Noisettes de followed by a meat: small round medallions, often of lamb (noisettes d'agneau). The word literally means "hazelnuts", describing the shape.

Confit de: a slow-cooked preparation, classically duck (confit de canard), where the meat is cooked and preserved in its own fat. Rich, tender, and very good.

Gratiné or au gratin: topped with cheese or breadcrumbs and browned under the grill. Gratin dauphinois is the classic potato version, essential at least once.

Sauce is almost always followed by the key ingredient or technique: sauce au vin rouge (red wine sauce), sauce hollandaise (butter and egg emulsion, the one on eggs Benedict), sauce vierge (fresh tomato and herb, typically with fish).

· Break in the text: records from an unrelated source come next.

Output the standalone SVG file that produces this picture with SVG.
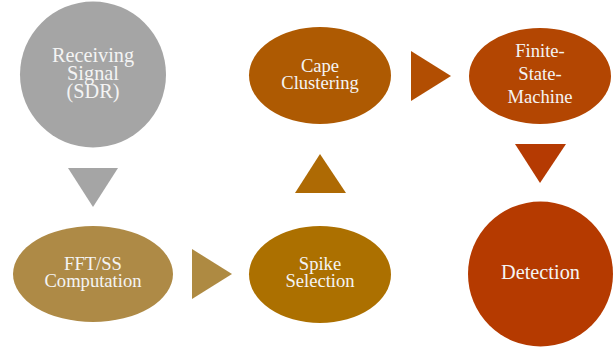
<svg xmlns="http://www.w3.org/2000/svg" width="615" height="350" viewBox="0 0 615 350">
<style>
text{font-family:"Liberation Serif","Times New Roman",serif;fill:#F4F4F4;text-anchor:middle;font-size:18.6px}
.big{font-size:20.3px}
</style>
<rect width="615" height="350" fill="#FFFFFF"/>
<g id="connectors">
<polygon points="68,168 118,168 93,207" fill="#A5A5A5"/>
<polygon points="192,249 192,299 232,274" fill="#AE8A42"/>
<polygon points="295,193 346,193 320,154" fill="#AE6A04"/>
<polygon points="411,51 411,101 451,76" fill="#B24E02"/>
<polygon points="515,144 566,144 540,183" fill="#B53A02"/>
</g>
<g id="receiving">
<circle cx="93" cy="74.5" r="73" fill="#A5A5A5"/>
<text class="big" x="93" y="62">Receiving</text>
<text class="big" x="93" y="80">Signal</text>
<text class="big" x="93" y="98">(SDR)</text>
</g>
<g id="fft">
<ellipse cx="93" cy="274" rx="80" ry="48" fill="#AE8A46"/>
<text x="93" y="270">FFT/SS</text>
<text x="93" y="287">Computation</text>
</g>
<g id="spike">
<ellipse cx="320" cy="274.5" rx="71" ry="48.5" fill="#AC7000"/>
<text x="320" y="270">Spike</text>
<text x="320" y="287">Selection</text>
</g>
<g id="cape">
<ellipse cx="320" cy="75.5" rx="71" ry="48.5" fill="#AE5A02"/>
<text x="320" y="72">Cape</text>
<text x="320" y="89">Clustering</text>
</g>
<g id="fsm">
<ellipse cx="540" cy="76" rx="71" ry="48" fill="#B34602"/>
<text x="540" y="57">Finite-</text>
<text x="540" y="80">State-</text>
<text x="540" y="103">Machine</text>
</g>
<g id="detection">
<circle cx="540.5" cy="274" r="72.5" fill="#B53A00"/>
<text class="big" x="540.5" y="279">Detection</text>
</g>
</svg>
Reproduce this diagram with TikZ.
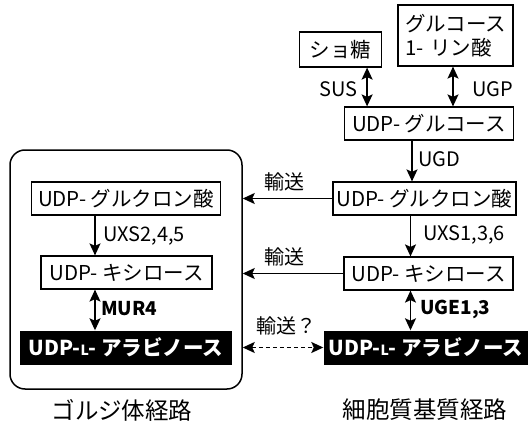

Useful vocabulary for navigating the menu

A few more words that appear regularly:

  • Garni or accompagné de: served with, followed by the side dishes
  • Maison: house-made or the restaurant's own version. Terrine maison is the restaurant's own terrine.
  • Du jour: of the day. Soupe du jour is today's soup.
  • Cru / cuit: raw / cooked. Important to know for dishes like poisson cru (raw fish).
  • Bien cuit: well done (for meat). A point: medium. Saignant: rare. Bleu: very rare, almost raw in the centre.

How to order politely

Remember: bonjour first, before anything else. Then, when the waiter comes to take your order:

Je vais prendre... (I will have...): this is the natural, polite way to order. Not je veux (I want), which sounds slightly abrupt in a restaurant context.

Pour moi, ce sera... (For me, it will be...): slightly more elegant, often heard in bistros and brasseries.

If you are not sure about something, Qu'est-ce que c'est, exactement? (What is that, exactly?) is a perfectly reasonable question. Most waiters in good restaurants are pleased to explain a dish rather than have you guess.

And when the food arrives: merci beaucoup, not bon appetit to the waiter, which is actually the French phrase you say to your fellow diners. The waiter might say it to you; you respond with a smile and merci.

Menus in France reward curiosity. The vocabulary is learnable, the logic is consistent, and the food at the other end of the process is very often worth every moment of preparation.